ABSTRACT

Critics have considered Shakespeare’s Othello and Elizabethan culture generally fundamentally racist for a long time now. However, just as not everybody in early modern England was an antisemite, a misogynist, or a snob, neither did everybody consider Black people inferior because of the color of their skin. After showing how “black” and “white” had both positive and negative usages, this chapter looks at the place of Afro-Britons in London. Some were servants. Others worked for themselves. A fortunate few participated in “some of the best known stories of the age.” Furthermore, the record of Mary Phyllis’s adult baptism at St. Botolph’s demonstrates that she was considered a valuable, and valued, member of the community, regardless of her origins or skin color. Certainly, racism existed.

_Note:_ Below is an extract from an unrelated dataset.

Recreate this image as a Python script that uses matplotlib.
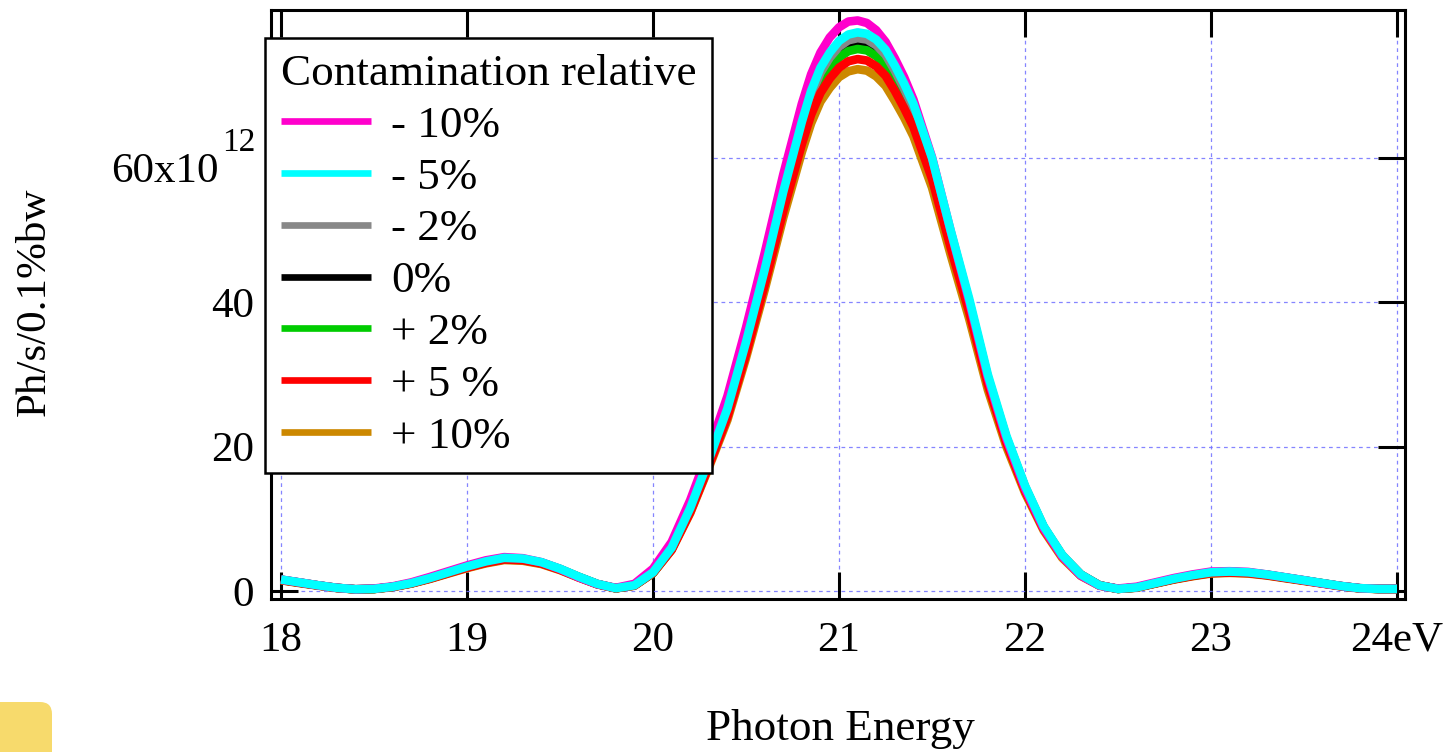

One can find many negative comments about Black people, including several by Queen Elizabeth. However, anti-racism also existed, and Shakespeare pushes back against anti-Black bias in Titus Andronicus and The Tragedy of Othello, The Moor of Venice. In Titus, as evil as Aaron may be, he also does everything he can to preserve his son’s life while Titus kills two of his children. Which, Shakespeare asks, is the better parent? And in Othello, Shakespeare demonstrates the corrosive effects of racism by having Othello internalize Brabantio’s, Iago’s, and Roderigo’s negative views of blackness.